---------- Data extract ----------

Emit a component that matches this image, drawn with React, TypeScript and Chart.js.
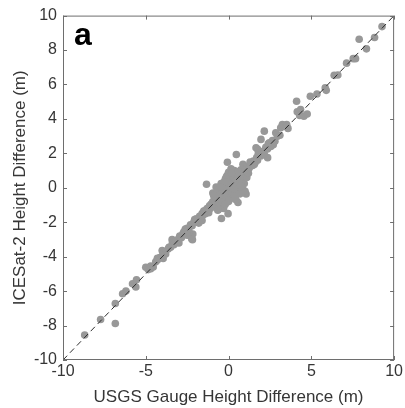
import React, { useEffect, useRef } from "react";
import { Chart, registerables } from "chart.js";

Chart.register(...registerables);

// USGS gauge height difference (m) -> x
const gaugeDiff: number[] = [
  9.27, 7.89, 8.33, 8.82, 7.67, 7.53, 7.13, 6.6, 6.38, 5.84, 5.9, 5.34, 4.94, 4.11, 4.35, 4.55, 4.15, 4.75, 4.3,
  3.59, 3.51, 3.25, 3.15, 2.85, 2.16, 1.96, 2.46, 1.66, 1.76, 2.36, 0.47, -0.07, 0.87, -1.33, 1.06, 0.57, -0.43,
  -0.03, -2.18, -2.16, -2.61, -2.22, -3.41, -4.01, -5.0, -4.7, -5.56, -5.8, -5.6, -6.4, -6.2, -6.84, -6.84, -7.73,
  -8.69,
  -4.85, -4.7, -4.55, -4.4, -4.3, -4.15, -4.0, -3.9, -3.8, -3.65, -3.5, -3.4, -3.3, -3.15, -3.05, -2.95, -2.85,
  -2.75, -2.6, -2.5, -2.4, -2.3, -2.2, -2.1, -2.0, -1.95, -1.85, -1.75, -1.7, -1.6, -1.55, -1.45, -1.4, -1.3,
  -1.25, -1.15, -1.1, -1.05, -1.0,
  -0.95, -0.9, -0.85, -0.8, -0.8, -0.75, -0.7, -0.7, -0.65, -0.6, -0.6, -0.55, -0.55, -0.5, -0.5, -0.45, -0.45,
  -0.4, -0.4, -0.35, -0.35, -0.3, -0.3, -0.25, -0.25, -0.2, -0.2, -0.15, -0.15, -0.1, -0.1, -0.05, -0.05, 0.0,
  0.0, 0.0, 0.05, 0.05, 0.1, 0.1, 0.15, 0.15, 0.15, 0.2, 0.2, 0.25, 0.25, 0.3, 0.3, 0.35, 0.35, 0.4, 0.4, 0.45,
  0.5, 0.5, 0.55, 0.6, 0.6, 0.65, 0.7, 0.75, 0.8, 0.85, 0.9, 0.95, 1.0, 1.0, 1.1, 1.15,
  1.25, 1.35, 1.45, 1.5, 1.6, 1.7, 1.75, 1.85, 1.95, 2.05, 2.15, 2.25, 2.35, 2.45, 2.55, 2.65, 2.8, 2.95, 3.1,
  -0.95, -0.75, -0.6, -0.45, -0.3, -0.15, 0.05, 0.2, 0.35, 0.55, 0.7, 0.85, 0.95, 1.1, -0.65, -0.2, 0.45, 0.75,
  -0.9, -0.5, -0.1, 0.3, 0.6, 1.2, -1.2, -1.5, -1.8, -2.05, -2.4, -2.7, -3.0, -3.6, -3.95, -4.3, -1.6, -2.5,
  1.3, 1.55, 1.8, 2.1, 2.4, 2.7,
];

// ICESat-2 height difference (m) -> y
const icesatDiff: number[] = [
  9.36, 8.63, 8.07, 8.73, 7.5, 7.5, 7.24, 6.55, 6.53, 5.8, 5.66, 5.45, 5.32, 5.03, 4.55, 4.16, 4.41, 4.29, 4.2,
  3.45, 3.68, 3.68, 3.49, 3.2, 3.29, 2.81, 2.62, 2.33, 2.24, 1.75, 1.93, 1.48, 1.37, 0.21, -0.36, -0.85, -1.78,
  -1.5, -3.01, -2.68, -2.39, -2.97, -3.01, -3.64, -4.61, -4.7, -5.34, -5.57, -5.76, -6.15, -6.0, -6.72, -7.88,
  -7.65, -8.55,
  -4.75, -4.55, -4.6, -4.3, -4.2, -4.05, -3.95, -3.75, -3.85, -3.55, -3.45, -3.25, -3.3, -3.05, -3.0, -2.8,
  -2.9, -2.65, -2.55, -2.35, -2.45, -2.15, -2.2, -2.0, -1.95, -1.8, -1.85, -1.65, -1.75, -1.5, -1.6, -1.35,
  -1.5, -1.2, -1.35, -1.05, -1.2, -0.95, -1.1,
  -0.8, -0.95, -0.7, -0.55, -1.0, -0.85, -0.6, -0.35, -0.75, -0.45, -0.9, -0.2, -0.6, -0.4, -1.05, -0.1, -0.7,
  -0.3, 0.1, -0.5, -0.85, -0.15, 0.3, -0.35, -1.0, 0.0, 0.5, -0.25, -0.65, 0.2, 0.7, -0.1, -0.45, 0.35,
  0.9, -0.8, 0.1, -0.3, 0.55, -0.05, 0.25, 1.1, -0.55, 0.4, 0.0, 0.75, -0.2, 0.2, 0.5, 1.0, 0.05, 0.35, -0.35, 0.65,
  0.45, 0.15, 0.9, 0.55, -0.15, 0.75, 0.4, 1.05, 0.65, -0.05, 0.9, 0.6, -0.2, 1.05, 0.95, 1.25,
  1.15, 1.4, 1.3, 1.55, 1.45, 1.75, 1.6, 1.9, 1.85, 2.1, 2.0, 2.35, 2.25, 2.5, 2.4, 2.75, 2.7, 3.0, 3.05,
  -0.3, 0.05, -1.25, 0.25, -1.2, 0.6, -0.7, 0.85, -0.45, 0.05, -0.35, 0.3, 0.25, 0.6, -1.3, -0.95, -0.7, 0.1,
  -0.45, 0.05, 0.35, -0.05, 0.95, 0.85, -1.45, -1.35, -2.05, -1.85, -2.6, -2.55, -3.2, -3.45, -4.1, -4.1, -1.9, -2.75,
  1.5, 1.35, 2.0, 1.95, 2.55, 2.5,
];

const oneToOne: number[] = [-10, 10];
const xTicks: number[] = [-10, -5, 0, 5, 10];
const yTicks: number[] = [-10, -8, -6, -4, -2, 0, 2, 4, 6, 8, 10];
const xTitle = "USGS Gauge Height Difference (m)";
const yTitle = "ICESat-2 Height Difference (m)";
const panelLabel = "a";

const FONT = "'Liberation Sans', Arial, Helvetica, sans-serif";
const TEXT = "#363636";
const AXIS = "#6e6e6e";

export default function App() {
  const ref = useRef<HTMLCanvasElement>(null);

  useEffect(() => {
    if (!ref.current) return;
    const points = gaugeDiff.map((x, i) => ({ x, y: icesatDiff[i] }));
    const line = oneToOne.map((v) => ({ x: v, y: v }));

    const framePlugin = {
      id: "frame",
      afterDraw(chart: any) {
        const { ctx, chartArea: a, scales } = chart;
        const xs = scales.x;
        const ys = scales.y;
        ctx.save();
        ctx.strokeStyle = AXIS;
        ctx.lineWidth = 1;
        ctx.strokeRect(a.left + 0.5, a.top + 0.5, a.right - a.left - 1, a.bottom - a.top - 1);
        const tl = 4;
        ctx.beginPath();
        xTicks.forEach((t) => {
          const px = Math.round(xs.getPixelForValue(t)) + 0.5;
          ctx.moveTo(px, a.bottom);
          ctx.lineTo(px, a.bottom - tl);
          ctx.moveTo(px, a.top);
          ctx.lineTo(px, a.top + tl);
        });
        yTicks.forEach((t) => {
          const py = Math.round(ys.getPixelForValue(t)) + 0.5;
          ctx.moveTo(a.left, py);
          ctx.lineTo(a.left + tl, py);
          ctx.moveTo(a.right, py);
          ctx.lineTo(a.right - tl, py);
        });
        ctx.stroke();
        ctx.fillStyle = "#000";
        ctx.font = `bold 32px ${FONT}`;
        ctx.textAlign = "left";
        ctx.textBaseline = "alphabetic";
        ctx.fillText(panelLabel, a.left + 11, a.top + 29);
        ctx.restore();
      },
    };

    const chart = new Chart(ref.current, {
      type: "scatter",
      data: {
        datasets: [
          {
            label: "1:1",
            data: line,
            showLine: true,
            borderColor: "rgb(45,45,45)",
            borderWidth: 1,
            borderDash: [6, 4],
            pointRadius: 0,
            fill: false,
          },
          {
            label: "points",
            data: points,
            pointRadius: 3.8,
            pointBackgroundColor: "rgb(152,152,152)",
            pointBorderWidth: 0,
            borderWidth: 0,
          },
        ],
      },
      options: {
        animation: false,
        responsive: true,
        maintainAspectRatio: false,
        layout: { padding: { top: 14, right: 7, left: 0, bottom: 0 } },
        plugins: { legend: { display: false }, tooltip: { enabled: false } },
        scales: {
          x: {
            type: "linear",
            min: -10,
            max: 10,
            afterBuildTicks: (s: any) => {
              s.ticks = xTicks.map((v) => ({ value: v }));
            },
            afterFit: (s: any) => {
              s.height = 48;
            },
            grid: { display: false, drawTicks: false },
            border: { display: false },
            ticks: { color: TEXT, font: { family: FONT, size: 16 }, padding: 2, maxRotation: 0, autoSkip: false },
            title: { display: true, text: xTitle, color: TEXT, font: { family: FONT, size: 17 }, padding: 0 },
          },
          y: {
            type: "linear",
            min: -10,
            max: 10,
            afterBuildTicks: (s: any) => {
              s.ticks = yTicks.map((v) => ({ value: v }));
            },
            afterFit: (s: any) => {
              s.width = 63;
            },
            grid: { display: false, drawTicks: false },
            border: { display: false },
            ticks: { color: TEXT, font: { family: FONT, size: 16 }, padding: 6, autoSkip: false },
            title: { display: true, text: yTitle, color: TEXT, font: { family: FONT, size: 17 }, padding: { top: 10, bottom: 0 } },
          },
        },
      },
      plugins: [framePlugin],
    });
    return () => chart.destroy();
  }, []);

  return (
    <div style={{ position: "fixed", left: 0, top: 0, width: 405, height: 408, background: "#fff" }}>
      <canvas ref={ref} />
    </div>
  );
}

----------

# [Exercise prompt]
Look at the listing and set down only the lines from its start through the line with "Chart.register(...registerables);", word for word and without pictures.

# [Reply to the exercise]
Emit a component that matches this image, drawn with React, TypeScript and Chart.js.
import React, { useEffect, useRef } from "react";
import { Chart, registerables } from "chart.js";

Chart.register(...registerables);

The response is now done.